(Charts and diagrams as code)
--
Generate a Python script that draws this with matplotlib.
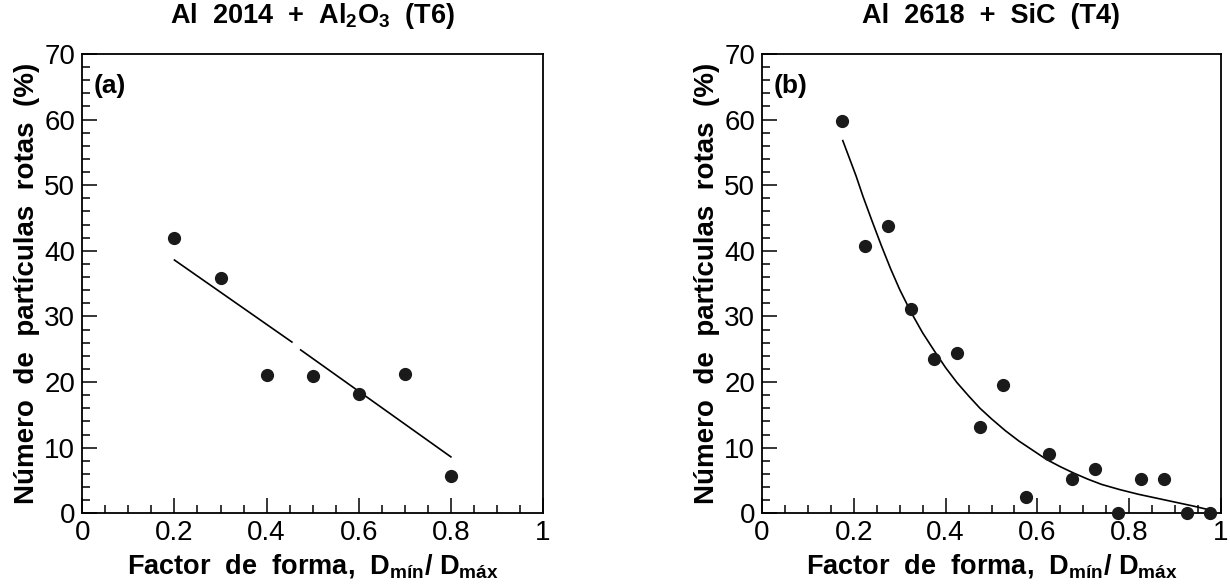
import numpy as np
import matplotlib
matplotlib.use("Agg")
import matplotlib.pyplot as plt
from matplotlib.ticker import MultipleLocator, FixedLocator, FuncFormatter

plt.rcParams['font.family'] = ['Liberation Sans', 'DejaVu Sans']
plt.rcParams['mathtext.fontset'] = 'custom'
plt.rcParams['mathtext.rm'] = 'Liberation Sans:bold'
plt.rcParams['mathtext.bf'] = 'Liberation Sans:bold'
plt.rcParams['mathtext.it'] = 'Liberation Sans:bold'

# ---------------- data ----------------
# Panel (a): Al 2014 + Al2O3 (T6)
a_x = [0.2, 0.3, 0.4, 0.5, 0.6, 0.7, 0.8]
a_y = [41.9, 35.8, 21.1, 20.9, 18.2, 21.3, 5.7]
# linear fit line (with small break as in the original)
a_fit_x = [0.2, 0.455, np.nan, 0.474, 0.8]
a_fit_y = [38.6, 26.1, np.nan, 24.9, 8.6]

# Panel (b): Al 2618 + SiC (T4)
b_x = [0.175, 0.225, 0.275, 0.325, 0.375, 0.425, 0.475, 0.525, 0.575,
       0.625, 0.675, 0.725, 0.775, 0.825, 0.875, 0.925, 0.975]
b_y = [59.8, 40.7, 43.8, 31.2, 23.5, 24.5, 13.1, 19.5, 2.5,
       9.0, 5.2, 6.8, 0.0, 5.3, 5.3, 0.0, 0.0]
# fitted curve
b_fit_x = [0.176, 0.190, 0.205, 0.220, 0.240, 0.260, 0.280, 0.300, 0.325,
           0.350, 0.375, 0.400, 0.425, 0.450, 0.475, 0.500, 0.530, 0.560,
           0.590, 0.620, 0.650, 0.680, 0.710, 0.740, 0.780, 0.820, 0.860,
           0.900, 0.940, 0.976]
b_fit_y = [56.8, 54.2, 51.4, 48.3, 44.5, 40.8, 37.3, 34.1, 30.6,
           27.5, 24.8, 22.2, 19.9, 17.9, 16.0, 14.4, 12.6, 11.0,
           9.6, 8.2, 7.1, 6.1, 5.2, 4.4, 3.6, 2.9, 2.3,
           1.7, 1.1, 0.5]

titles = [r'Al  2014  +  Al$_\mathregular{2}$O$_\mathregular{3}$  (T6)',
          'Al  2618  +  SiC  (T4)']
panel_tags = ['(a)', '(b)']
xlabel = r'Factor  de  forma,  D$_\mathregular{mín}$/ D$_\mathregular{máx}$'
ylabel = 'Número  de  partículas  rotas  (%)'
xticks = [0, 0.2, 0.4, 0.6, 0.8, 1]
yticks = [0, 10, 20, 30, 40, 50, 60, 70]

# ---------------- figure ----------------
W, H = 1230, 586
fig = plt.figure(figsize=(W / 100, H / 100), dpi=100)

def box(x0, x1, y0, y1):
    return [x0 / W, 1 - y1 / H, (x1 - x0) / W, (y1 - y0) / H]

axes = [fig.add_axes(box(82.3, 543, 54, 513.3)),
        fig.add_axes(box(762, 1221, 54, 513.3))]

def fmt(v, pos):
    if abs(v) < 1e-9:
        return '0'
    if abs(v - 1) < 1e-9:
        return '1'
    return ('%.1f' % v)

datasets = [(a_x, a_y, a_fit_x, a_fit_y), (b_x, b_y, b_fit_x, b_fit_y)]
for ax, (px, py, fx, fy), title, tag in zip(axes, datasets, titles, panel_tags):
    ax.plot(fx, fy, color='black', lw=1.2, zorder=2)
    ax.plot(px, py, 'o', color='#1a1a1a', ms=8.5, mec='#1a1a1a', zorder=3,
            clip_on=False)
    ax.set_xlim(0, 1)
    ax.set_ylim(0, 70)
    ax.xaxis.set_major_locator(FixedLocator(xticks))
    ax.xaxis.set_minor_locator(MultipleLocator(0.05))
    ax.yaxis.set_major_locator(FixedLocator(yticks))
    ax.yaxis.set_minor_locator(MultipleLocator(2))
    ax.xaxis.set_major_formatter(FuncFormatter(fmt))
    ax.tick_params(which='both', direction='in', top=False, right=False,
                   width=1.1, color='black')
    ax.tick_params(which='major', length=11, labelsize=20, pad=5)
    ax.tick_params(which='minor', length=5.5)
    for s in ax.spines.values():
        s.set_linewidth(1.3)
    ax.set_title(title, fontsize=19.5, fontweight='bold', pad=22)
    ax.set_xlabel(xlabel, fontsize=19.5, fontweight='bold', labelpad=4)
    ax.set_ylabel(ylabel, fontsize=20, fontweight='bold', labelpad=3)
    ax.text(0.025, 65.1, tag, fontsize=19, fontweight='bold', va='center',
            ha='left')

fig.savefig('out.png', dpi=100)
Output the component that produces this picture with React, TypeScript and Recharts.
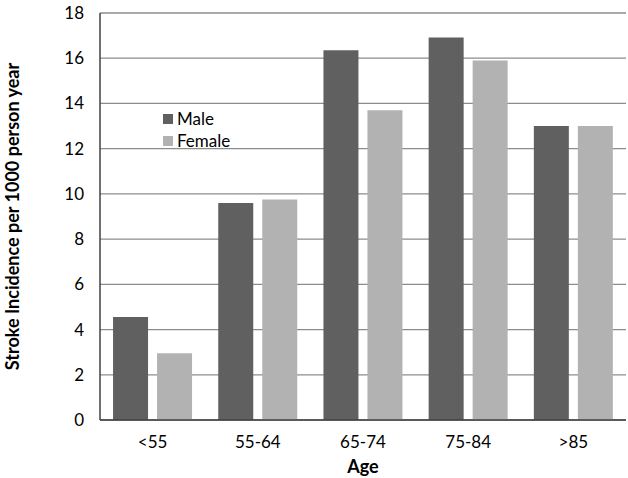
import { Bar, BarChart, CartesianGrid, XAxis, YAxis } from "recharts"

const ageGroups = ["<55", "55-64", "65-74", "75-84", ">85"]
const maleIncidence = [4.55, 9.6, 16.35, 16.92, 13.0]
const femaleIncidence = [2.95, 9.75, 13.7, 15.9, 13.0]
const yTicks = [0, 2, 4, 6, 8, 10, 12, 14, 16, 18]

const seriesColors = { Male: "#606060", Female: "#b2b2b2" }

const data = ageGroups.map((age, i) => ({
  age,
  Male: maleIncidence[i],
  Female: femaleIncidence[i],
}))

const font = "Lato, 'Open Sans', sans-serif"

function ChartLegend() {
  return (
    <div style={{ position: "absolute", left: 163, top: 108, fontSize: 17, lineHeight: "22px", color: "#000" }}>
      {Object.entries(seriesColors).map(([name, color]) => (
        <div key={name} style={{ display: "flex", alignItems: "center" }}>
          <span style={{ width: 10, height: 10, background: color, marginRight: 4, display: "inline-block" }} />
          {name}
        </div>
      ))}
    </div>
  )
}

function App() {
  return (
    <div style={{ position: "absolute", left: 0, top: 0, fontFamily: font }}>
      <BarChart
        width={628}
        height={478}
        data={data}
        margin={{ top: 13, right: 2, left: 0, bottom: 0 }}
        barCategoryGap="12.4%"
        barGap={9}
      >
        <CartesianGrid vertical={false} stroke="#8c8c8c" strokeWidth={1.3} />
        <XAxis
          dataKey="age"
          height={58}
          tickLine={false}
          axisLine={{ stroke: "#404040", strokeWidth: 1.5 }}
          tick={{ fill: "#000", fontSize: 17, fontFamily: font, dy: 8 }}
          label={{ value: "Age", position: "insideBottom", offset: 5, fill: "#000", fontSize: 18, fontWeight: "bold", fontFamily: font }}
        />
        <YAxis
          width={100}
          domain={[0, 18]}
          ticks={yTicks}
          interval={0}
          tickLine={false}
          axisLine={{ stroke: "#404040", strokeWidth: 1.5 }}
          tick={{ fill: "#000", fontSize: 17, fontFamily: font, dx: -8 }}
          label={{
            value: "Stroke Incidence per 1000 person year",
            angle: -90,
            position: "insideLeft",
            offset: 13,
            style: { textAnchor: "middle" },
            fill: "#000",
            fontSize: 18,
            fontWeight: "bold",
            fontFamily: font,
          }}
        />
        <Bar dataKey="Male" fill={seriesColors.Male} isAnimationActive={false} />
        <Bar dataKey="Female" fill={seriesColors.Female} isAnimationActive={false} />
      </BarChart>
      <ChartLegend />
    </div>
  )
}

export default App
--
**Task description**
Read through the entries and copy every line that includes "with".

**Solved exercise**
Generate a Python script that draws this with matplotlib.
# linear fit line (with small break as in the original)
Output the component that produces this picture with React, TypeScript and Recharts.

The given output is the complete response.